Thank you for clarifying that. It’s true that it’s a false dichotomy, but that’s what I felt like I was getting: “let Black people talk about Black people.”
I’m no expert. I didn’t even pretend to be an expert. I just linked to hashtags and embedded images and tweets. I don’t understand why people are acting like I’m claiming to speak for black people.
I think I understand where you’re coming from, though. Still, I’m fairly confident that the majority of white Christian bloggers weren’t saying anything because they didn’t know. Which is why I wrote this post: I fear that many / most white Christians, like or no, are more interested in reading about Gungor than about a black man getting gunned down by police. I wrote this post because there was nothing else like it sitting out there.

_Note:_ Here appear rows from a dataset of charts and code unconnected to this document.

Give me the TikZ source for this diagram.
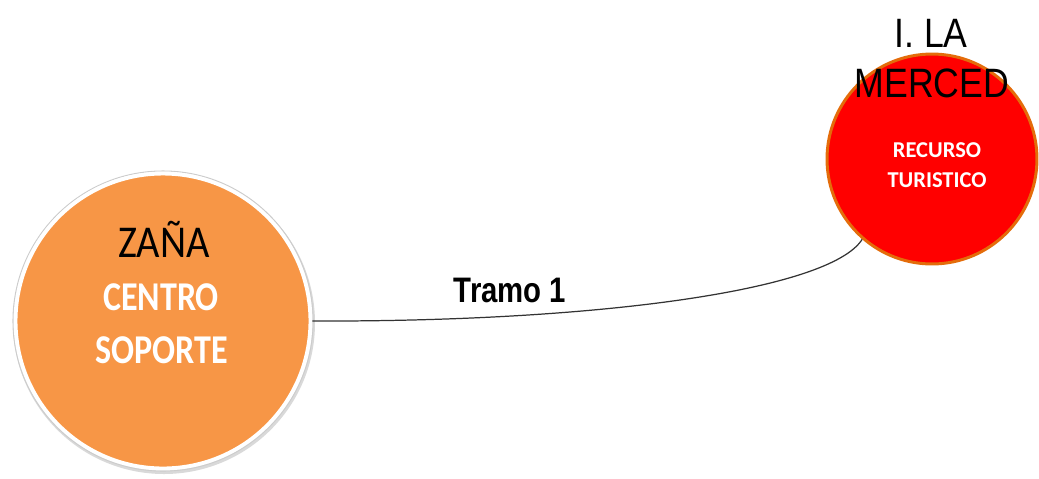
\documentclass[tikz,border=0pt]{standalone}
\usepackage{fontspec}
\newfontfamily\calibri{Carlito}
\newfontfamily\arial{Liberation Sans}
\definecolor{naranja}{RGB}{247,150,70}
\definecolor{borde}{RGB}{228,108,10}
\tikzset{
    centro/.style={circle, fill=naranja, draw=white, line width=2.2pt, minimum size=5.9cm, inner sep=0pt},
    recurso/.style={circle, fill=red, draw=borde, line width=1.7pt, minimum size=4.2cm, inner sep=0pt},
    titulo/.style={anchor=base, inner sep=0pt, yscale=1.15},
    etiqueta/.style={anchor=base, inner sep=0pt, text=white, yscale=1.2}
}
\begin{document}
\begin{tikzpicture}[x=0.02cm, y=-0.02cm]
    \useasboundingbox (0,0) rectangle (1039,478);

    % Sombra
    \fill[gray!30] (164,323) circle (151);
    \draw[gray!40, line width=0.6pt] (163,321) circle (150);

    % Nodos
    \node[centro] (zana) at (163,321) {};
    \node[recurso] (merced) at (932,159) {};

    % Textos
    \node[titulo, yscale=0.98] (nzana) at (164,257) {\calibri\fontsize{23}{27}\selectfont ZAÑA};
    \node[etiqueta] (centro) at (161,310) {\calibri\bfseries\fontsize{19.4}{23}\selectfont CENTRO};
    \node[etiqueta] (soporte) at (162,363) {\calibri\bfseries\fontsize{19.4}{23}\selectfont SOPORTE};
    \node[titulo] (isla) at (931,47) {\arial\fontsize{20.3}{24}\selectfont I. LA};
    \node[titulo] (nmerced) at (932,97) {\arial\fontsize{20.3}{24}\selectfont MERCED};
    \node[etiqueta, yscale=0.84] (recurso) at (937,157) {\calibri\bfseries\fontsize{12.8}{15}\selectfont RECURSO};
    \node[etiqueta, yscale=0.84] (turistico) at (937,187) {\calibri\bfseries\fontsize{12.8}{15}\selectfont TURISTICO};

    % Tramo
    \draw[black!80, line width=0.7pt] (zana.east) .. controls (600,322) and (830,290) .. (merced.229);
    \node[titulo, yscale=1.05] (tramo) at (510,302) {\arial\bfseries\fontsize{16.7}{20}\selectfont Tramo 1};
\end{tikzpicture}
\end{document}
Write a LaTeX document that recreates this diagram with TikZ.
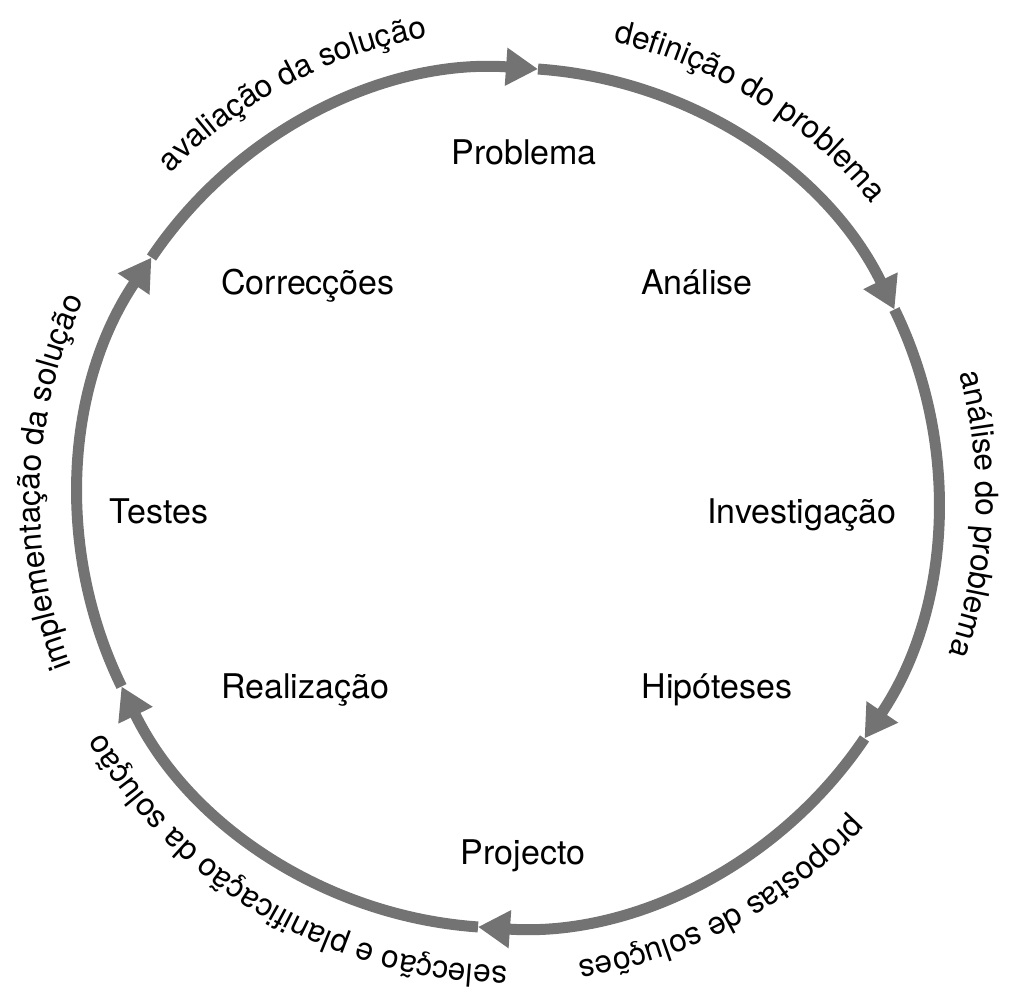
\documentclass[tikz,border=0pt]{standalone}
\usepackage{fontspec}
\setmainfont{TeX Gyre Heros}
\usetikzlibrary{arrows.meta,decorations.text}
\definecolor{cyc}{RGB}{115,115,115}
\newcommand\outerfont{\fontsize{15.8}{19}\selectfont}
\tikzset{
  flow/.style={draw=cyc, line width=5.5pt, -{Triangle[length=16pt,width=18pt]}, color=cyc},
  stage/.style={font=\fontsize{17}{20}\selectfont, anchor=base, inner sep=0pt},
}
\begin{document}
\begin{tikzpicture}[x=0.5pt,y=0.5pt]
\useasboundingbox (-508,-496) rectangle (502,498);
% arrow tip points on the cycle
\coordinate (t1) at (86:430);
\coordinate (t2) at (26:430);
\coordinate (t3) at (-34:430);
\coordinate (t4) at (-94:430);
\coordinate (t5) at (-154:430);
\coordinate (t6) at (146:430);
\draw[flow] (t6) arc[start angle=146, end angle=86, radius=430];
\draw[flow] (t1) arc[start angle=86, end angle=26, radius=430];
\draw[flow] (t2) arc[start angle=26, end angle=-34, radius=430];
\draw[flow] (t3) arc[start angle=-34, end angle=-94, radius=430];
\draw[flow] (t4) arc[start angle=-94, end angle=-154, radius=430];
\draw[flow] (t5) arc[start angle=-154, end angle=-214, radius=430];
% stage labels
\node[stage] (problema) at (16,333) {Problema};
\node[stage] (analise) at (189,203) {Análise};
\node[stage] (investigacao) at (294,-26) {Investigação};
\node[stage] (hipoteses) at (209,-200) {Hipóteses};
\node[stage] (projecto) at (15,-366) {Projecto};
\node[stage] (realizacao) at (-203,-200) {Realização};
\node[stage] (testes) at (-349,-26) {Testes};
\node[stage] (correccoes) at (-200,203) {Correcções};
% transition labels along the cycle
\coordinate (l1) at (158:468);
\coordinate (l2) at (98:468);
\coordinate (l3) at (38:468);
\coordinate (l4) at (-22:468);
\coordinate (l5) at (-80:468);
\coordinate (l6) at (218:468);
\path[decorate, decoration={text along path, text align=center,
  text={|\outerfont|avaliação da solução}}]
  (l1) arc[start angle=158, end angle=78, radius=468];
\path[decorate, decoration={text along path, text align=center,
  text={|\outerfont|definição do problema}}]
  (l2) arc[start angle=98, end angle=18, radius=468];
\path[decorate, decoration={text along path, text align=center,
  text={|\outerfont|análise do problema}}]
  (l3) arc[start angle=38, end angle=-42, radius=468];
\path[decorate, decoration={text along path, text align=center,
  text={|\outerfont|propostas de soluções}}]
  (l4) arc[start angle=-22, end angle=-102, radius=468];
\path[decorate, decoration={text along path, text align=center,
  text={|\outerfont|selecção e planificação da solução}}]
  (l5) arc[start angle=-80, end angle=-160, radius=468];
\path[decorate, decoration={text along path, text align=center,
  text={|\outerfont|implementação da solução}}]
  (l6) arc[start angle=218, end angle=138, radius=468];
\end{tikzpicture}
\end{document}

Tragically, an article by a POC about a POC being shot won’t get as much traffic from the white twittersphere as an article calling out white people on their complacency about a POC being shot.
If a POC writes a post calling white people out on this stuff, I’ll gladly share it.
Thank you for taking the time to get back to me on this. I know we’re still not eye to eye, but I’m hoping we can get there and I can get educated and do better and stuff.